I fired off an email to that D600 for $350 to see if he'd sell it with the carbon rigid AND the Suntour XCM, so I could experiment, but I suspect the XCM may already be killed lol. The carbon rigid may suit me just fine to start with.


----------



## cjsb (Mar 4, 2009)

That D600 looks nice


Sent from my iPad using Tapatalk


----------



## eb1888 (Jan 27, 2012)

Andrew's right. A ridged fork will be light instead of 6.3lbs. That lightness will help you in climbing and quicken turning. You may not need a fork right away. When you do an Epixon off ebay is $200.


----------



## LemonDrops (Oct 11, 2016)

He wants $380 to take the D600 with both forks.... Is the XCM worth the $30? He says it's not shot. Or should I take it with just the carbon rigid and put that $30 towards an Epixion XC? or some street/hybrid tires?

 Bicycle Bluebook 
 says $350 is a fair price for good to excellent condition 2015 D600...
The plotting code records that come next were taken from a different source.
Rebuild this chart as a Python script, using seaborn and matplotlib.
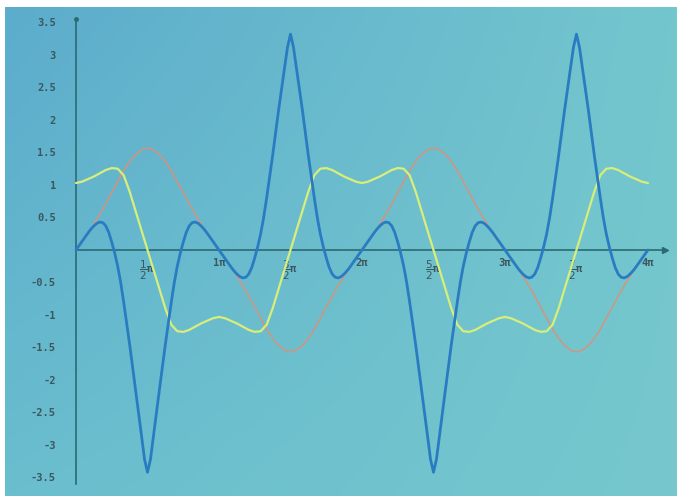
import numpy as np
import pandas as pd
import matplotlib
matplotlib.use("Agg")
import matplotlib.pyplot as plt
import seaborn as sns

# ---- data; x in units of pi ----
# blue curve, one period (0..2pi) sampled every pi/48
blue_period = [0, 0.065, 0.13, 0.195, 0.26, 0.32, 0.37, 0.41, 0.43, 0.42, 0.37, 0.27, 0.12, -0.05,
               -0.25, -0.50, -0.80, -1.12, -1.45, -1.80, -2.15, -2.50, -2.86, -3.22, -3.42,
               -3.22, -2.86, -2.50, -2.15, -1.80, -1.45, -1.12, -0.80, -0.50, -0.25, -0.05, 0.12,
               0.27, 0.37, 0.42, 0.43, 0.41, 0.37, 0.32, 0.26, 0.195, 0.13, 0.065, 0,
               -0.065, -0.13, -0.195, -0.26, -0.32, -0.37, -0.41, -0.43, -0.42, -0.37, -0.27, -0.12,
               0.05, 0.25, 0.50, 0.80, 1.12, 1.45, 1.80, 2.15, 2.48, 2.80, 3.12, 3.32,
               3.12, 2.80, 2.48, 2.15, 1.80, 1.45, 1.12, 0.80, 0.50, 0.25, 0.05, -0.12,
               -0.27, -0.37, -0.42, -0.43, -0.41, -0.37, -0.32, -0.26, -0.195, -0.13, -0.065, 0]
# yellow and orange curves, one period (0..2pi) sampled every pi/24
yellow_period = [1.03, 1.05, 1.09, 1.13, 1.18, 1.23, 1.26, 1.25, 1.15, 0.90, 0.60, 0.30, 0.0,
                 -0.30, -0.60, -0.90, -1.15, -1.25, -1.26, -1.23, -1.18, -1.13, -1.09, -1.05, -1.03,
                 -1.05, -1.09, -1.13, -1.18, -1.23, -1.26, -1.25, -1.15, -0.90, -0.60, -0.30, 0.0,
                 0.30, 0.60, 0.90, 1.15, 1.25, 1.26, 1.23, 1.18, 1.13, 1.09, 1.05, 1.03]
orange_period = [0, 0.12, 0.25, 0.40, 0.55, 0.71, 0.88, 1.05, 1.22, 1.36, 1.47, 1.54, 1.57,
                 1.54, 1.47, 1.36, 1.22, 1.05, 0.88, 0.71, 0.55, 0.40, 0.25, 0.12, 0,
                 -0.12, -0.25, -0.40, -0.55, -0.71, -0.88, -1.05, -1.22, -1.36, -1.47, -1.54, -1.57,
                 -1.54, -1.47, -1.36, -1.22, -1.05, -0.88, -0.71, -0.55, -0.40, -0.25, -0.12, 0]

# the picture shows the same period twice (0..2pi and 2pi..4pi)
blue = blue_period + blue_period[1:]
yellow = yellow_period + yellow_period[1:]
orange = orange_period + orange_period[1:]
x_blue = np.linspace(0, 4, len(blue))
x_other = np.linspace(0, 4, len(yellow))

y_ticks = [-3.5, -3, -2.5, -2, -1.5, -1, -0.5, 0, 0.5, 1, 1.5, 2, 2.5, 3, 3.5]
y_labels = ["-3.5", "-3", "-2.5", "-2", "-1.5", "-1", "-0.5", "", "0.5", "1", "1.5", "2", "2.5", "3", "3.5"]
x_ticks = [0, 0.25, 0.5, 0.75, 1, 1.25, 1.5, 1.75, 2, 2.25, 2.5, 2.75, 3, 3.25, 3.5, 3.75, 4]
x_labels = ["", "", r"$\dfrac{1}{2}$π", "", "1π", "", r"$\dfrac{3}{2}$π", "", "2π", "",
            r"$\dfrac{5}{2}$π", "", "3π", "", r"$\dfrac{7}{2}$π", "", "4π"]

df = pd.concat([
    pd.DataFrame({"x": x_other, "y": orange, "s": "orange"}),
    pd.DataFrame({"x": x_other, "y": yellow, "s": "yellow"}),
    pd.DataFrame({"x": x_blue, "y": blue, "s": "blue"}),
])

# ---- style ----
AXC = "#2c6a72"
TXT = "#3a585e"
palette = {"orange": "#dc9078", "yellow": "#d8ee7a", "blue": "#2a7cc2"}

sns.set_style("white")
plt.rcParams["font.family"] = ["DejaVu Sans Mono", "DejaVu Sans"]
plt.rcParams["mathtext.fontset"] = "dejavusans"

fig = plt.figure(figsize=(6.77, 4.96), dpi=100)
fig.patch.set_facecolor("white")
ax = fig.add_axes([5 / 677, 0, 672 / 677, 489 / 496])

# photographed screen background: slightly bluer towards the top-left
gx, gy = np.meshgrid(np.linspace(0, 1, 64), np.linspace(1, 0, 64))
tl = np.array([92, 172, 204]) / 255
tr = np.array([116, 198, 206]) / 255
bl = np.array([106, 190, 206]) / 255
br = np.array([118, 200, 205]) / 255
grad = ((1 - gx)[..., None] * gy[..., None] * tl + gx[..., None] * gy[..., None] * tr
        + (1 - gx)[..., None] * (1 - gy)[..., None] * bl + gx[..., None] * (1 - gy)[..., None] * br)
ax.imshow(grad, extent=[0, 1, 0, 1], transform=ax.transAxes, aspect="auto", zorder=0,
          interpolation="bilinear")

sns.lineplot(data=df, x="x", y="y", hue="s", palette=palette,
             hue_order=["orange", "yellow", "blue"], sort=False,
             legend=False, ax=ax, estimator=None)
for line, lw in zip(ax.lines, [1.0, 1.6, 2.0]):
    line.set_linewidth(lw)
    line.set_zorder(3)
    line.set_solid_joinstyle("round")

ax.set_xlim(-0.4965, 4.203)
ax.set_ylim(-3.785, 3.738)

X_END = 4.12
Y_TOP = 3.55
Y_BOT = -3.6
for side in ["top", "right"]:
    ax.spines[side].set_visible(False)
ax.spines["left"].set_position(("data", 0))
ax.spines["bottom"].set_position(("data", 0))
ax.spines["left"].set_bounds(Y_BOT, Y_TOP)
ax.spines["bottom"].set_bounds(0, X_END)
for side in ["left", "bottom"]:
    ax.spines[side].set_color(AXC)
    ax.spines[side].set_linewidth(1.2)
    ax.spines[side].set_zorder(2)
ax.plot([X_END], [0], marker=">", color=AXC, markersize=4, clip_on=False, zorder=2)
ax.plot([0], [Y_TOP], marker="o", color=AXC, markersize=2.5, clip_on=False, zorder=2)

ax.set_xticks(x_ticks)
ax.set_xticklabels(x_labels)
ax.set_yticks(y_ticks)
ax.set_yticklabels(y_labels)
ax.set_yticks(np.arange(-3.5, 3.51, 0.25), minor=True)
ax.tick_params(axis="both", which="both", direction="inout", color=AXC, width=1)
ax.tick_params(axis="y", which="major", length=5, pad=12, labelsize=7.5, labelcolor=TXT)
ax.tick_params(axis="y", which="minor", length=4)
ax.tick_params(axis="x", which="major", length=4, pad=4, labelsize=7.5, labelcolor=TXT)
for t in ax.get_xticklabels() + ax.get_yticklabels():
    t.set_fontweight("bold")
ax.set_xlabel("")
ax.set_ylabel("")

fig.savefig("out.png", dpi=100, facecolor=fig.get_facecolor())
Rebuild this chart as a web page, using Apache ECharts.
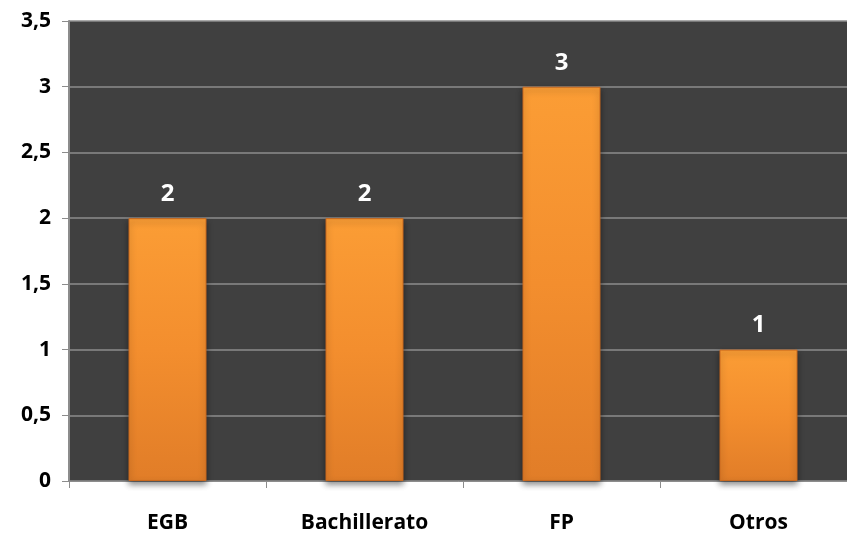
<!DOCTYPE html>
<html><head><meta charset="utf-8">
<script src="https://cdn.jsdelivr.net/npm/echarts@6/dist/echarts.min.js"></script>
<style>html,body{margin:0;padding:0;background:#fff;}#c{width:847px;height:536px;}</style>
</head><body><div id="c"></div>
<script>
const categories = ['EGB', 'Bachillerato', 'FP', 'Otros'];
const values = [2, 2, 3, 1];
const yTicks = [0, 0.5, 1, 1.5, 2, 2.5, 3, 3.5];

const chart = echarts.init(document.getElementById('c'), null, {renderer: 'canvas'});
const font = '"Open Sans", sans-serif';
chart.setOption({
  animation: false,
  backgroundColor: '#ffffff',
  grid: {left: 69, width: 788, top: 21, bottom: 55, show: true, backgroundColor: '#404040', borderWidth: 0,
    outerBoundsMode: 'none', containLabel: false},
  xAxis: {
    type: 'category', data: categories,
    axisLine: {lineStyle: {color: '#8c8c8c', width: 1}},
    axisTick: {show: true, alignWithLabel: false, length: 7, lineStyle: {color: '#8c8c8c'}},
    axisLabel: {color: '#000', fontFamily: font, fontWeight: 'bold', fontSize: 21, margin: 32}
  },
  yAxis: {
    type: 'value', min: yTicks[0], max: yTicks[yTicks.length - 1], interval: 0.5,
    axisLine: {show: true, lineStyle: {color: '#8c8c8c', width: 2}},
    axisTick: {show: true, length: 7, lineStyle: {color: '#8c8c8c'}},
    splitLine: {lineStyle: {color: '#8c8c8c', width: 1.5}},
    axisLabel: {color: '#000', fontFamily: font, fontWeight: 'bold', fontSize: 21, margin: 18,
      formatter: v => String(v).replace('.', ',')}
  },
  series: [{
    type: 'bar', data: values, barWidth: 78,
    itemStyle: {
      color: new echarts.graphic.LinearGradient(0, 0, 0, 1, [
        {offset: 0, color: '#fb9d35'},
        {offset: 0.5, color: '#f38e2e'},
        {offset: 1, color: '#e17d28'}
      ]),
      borderColor: '#c9691e', borderWidth: 1,
      shadowColor: 'rgba(0,0,0,0.45)', shadowBlur: 6, shadowOffsetY: 3
    },
    label: {show: true, position: 'top', distance: 12, color: '#fff', fontFamily: font, fontWeight: 'bold', fontSize: 24}
  }]
});
</script></body></html>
Does it look like an XL frame? Maybe it's just a Large? The back of the top tube looks pretty low in comparison with the rear tire, and the head tube pretty short? Handlebars look ultra low. Will the carbon fork be *easy to break???*

Apparently he has a 2016 Specialized Hardrock for $450 that I mistook for the same bike.
2016 Specialized Hardrock 29er XL 450 Firm
It has to be the same guy cause he spells "caponents" the same way lmao. Which is the better buy? M303 on the hardrock are still XC forks?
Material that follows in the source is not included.